Data listing
Start

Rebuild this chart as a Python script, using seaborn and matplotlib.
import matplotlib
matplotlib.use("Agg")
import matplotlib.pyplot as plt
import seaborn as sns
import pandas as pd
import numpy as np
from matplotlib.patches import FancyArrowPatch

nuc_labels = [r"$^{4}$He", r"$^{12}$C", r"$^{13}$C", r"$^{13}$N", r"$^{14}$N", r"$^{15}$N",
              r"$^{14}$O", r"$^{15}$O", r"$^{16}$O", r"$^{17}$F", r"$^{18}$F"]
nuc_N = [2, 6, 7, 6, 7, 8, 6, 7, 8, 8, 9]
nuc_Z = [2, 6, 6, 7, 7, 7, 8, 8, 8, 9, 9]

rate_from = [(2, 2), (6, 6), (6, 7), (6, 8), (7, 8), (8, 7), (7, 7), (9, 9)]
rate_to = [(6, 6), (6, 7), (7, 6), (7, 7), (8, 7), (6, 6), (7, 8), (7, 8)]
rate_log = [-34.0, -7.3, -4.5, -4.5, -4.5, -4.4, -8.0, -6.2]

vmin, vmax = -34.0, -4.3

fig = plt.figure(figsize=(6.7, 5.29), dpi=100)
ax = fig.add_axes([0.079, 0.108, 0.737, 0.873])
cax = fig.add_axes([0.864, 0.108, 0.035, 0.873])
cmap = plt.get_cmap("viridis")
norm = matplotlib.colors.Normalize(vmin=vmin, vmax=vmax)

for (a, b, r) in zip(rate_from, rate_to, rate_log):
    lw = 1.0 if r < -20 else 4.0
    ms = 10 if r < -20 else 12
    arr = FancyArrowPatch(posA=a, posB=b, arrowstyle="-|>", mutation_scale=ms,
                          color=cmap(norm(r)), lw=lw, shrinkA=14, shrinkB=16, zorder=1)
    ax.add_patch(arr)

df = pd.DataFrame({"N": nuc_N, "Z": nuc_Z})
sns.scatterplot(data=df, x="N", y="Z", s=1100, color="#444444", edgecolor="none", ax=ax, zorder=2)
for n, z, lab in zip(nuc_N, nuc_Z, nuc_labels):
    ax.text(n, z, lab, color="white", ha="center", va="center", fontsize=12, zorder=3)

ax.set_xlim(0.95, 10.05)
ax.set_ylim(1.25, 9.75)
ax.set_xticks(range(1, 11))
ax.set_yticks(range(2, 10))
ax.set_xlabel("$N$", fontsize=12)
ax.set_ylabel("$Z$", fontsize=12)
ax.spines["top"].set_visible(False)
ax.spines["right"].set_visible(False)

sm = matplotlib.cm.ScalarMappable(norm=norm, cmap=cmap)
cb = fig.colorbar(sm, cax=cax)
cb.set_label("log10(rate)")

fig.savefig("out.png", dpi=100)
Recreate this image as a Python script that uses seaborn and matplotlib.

End
Start

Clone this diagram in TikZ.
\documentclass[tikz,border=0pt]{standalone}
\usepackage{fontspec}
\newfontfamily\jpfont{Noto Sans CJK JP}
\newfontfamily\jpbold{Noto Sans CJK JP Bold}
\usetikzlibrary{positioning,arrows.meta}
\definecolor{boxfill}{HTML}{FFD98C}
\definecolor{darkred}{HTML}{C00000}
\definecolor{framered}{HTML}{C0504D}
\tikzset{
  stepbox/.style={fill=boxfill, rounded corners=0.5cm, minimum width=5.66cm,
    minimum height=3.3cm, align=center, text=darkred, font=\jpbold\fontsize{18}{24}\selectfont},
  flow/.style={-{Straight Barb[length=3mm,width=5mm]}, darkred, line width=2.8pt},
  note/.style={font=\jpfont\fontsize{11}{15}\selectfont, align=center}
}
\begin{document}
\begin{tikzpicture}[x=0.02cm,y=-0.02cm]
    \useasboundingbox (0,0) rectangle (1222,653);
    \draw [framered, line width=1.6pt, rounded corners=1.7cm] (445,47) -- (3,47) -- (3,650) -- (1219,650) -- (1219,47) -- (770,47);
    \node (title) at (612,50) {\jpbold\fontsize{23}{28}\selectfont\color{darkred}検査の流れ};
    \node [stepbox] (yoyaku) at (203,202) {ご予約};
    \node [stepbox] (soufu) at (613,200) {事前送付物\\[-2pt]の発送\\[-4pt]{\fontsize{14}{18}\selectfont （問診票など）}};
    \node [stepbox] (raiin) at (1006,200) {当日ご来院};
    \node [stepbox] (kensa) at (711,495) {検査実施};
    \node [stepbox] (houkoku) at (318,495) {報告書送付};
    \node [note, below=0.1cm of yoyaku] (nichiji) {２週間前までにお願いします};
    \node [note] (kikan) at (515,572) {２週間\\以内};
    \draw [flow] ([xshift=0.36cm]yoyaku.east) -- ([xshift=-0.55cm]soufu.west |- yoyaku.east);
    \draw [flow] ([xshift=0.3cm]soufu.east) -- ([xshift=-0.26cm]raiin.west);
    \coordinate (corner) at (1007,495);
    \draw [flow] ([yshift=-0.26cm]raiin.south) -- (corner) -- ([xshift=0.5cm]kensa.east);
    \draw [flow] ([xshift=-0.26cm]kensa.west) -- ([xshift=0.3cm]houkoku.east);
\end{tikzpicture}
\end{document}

End

Exactly and only the lines from the line with "Rebuild this chart" to the line with "nuc_Z = [2, 6, 6, 7, 7, 7, 8, 8, 8, 9, 9]", both included, are to be printed.

Reply to the exercise:
Rebuild this chart as a Python script, using seaborn and matplotlib.
import matplotlib
matplotlib.use("Agg")
import matplotlib.pyplot as plt
import seaborn as sns
import pandas as pd
import numpy as np
from matplotlib.patches import FancyArrowPatch

nuc_labels = [r"$^{4}$He", r"$^{12}$C", r"$^{13}$C", r"$^{13}$N", r"$^{14}$N", r"$^{15}$N",
              r"$^{14}$O", r"$^{15}$O", r"$^{16}$O", r"$^{17}$F", r"$^{18}$F"]
nuc_N = [2, 6, 7, 6, 7, 8, 6, 7, 8, 8, 9]
nuc_Z = [2, 6, 6, 7, 7, 7, 8, 8, 8, 9, 9]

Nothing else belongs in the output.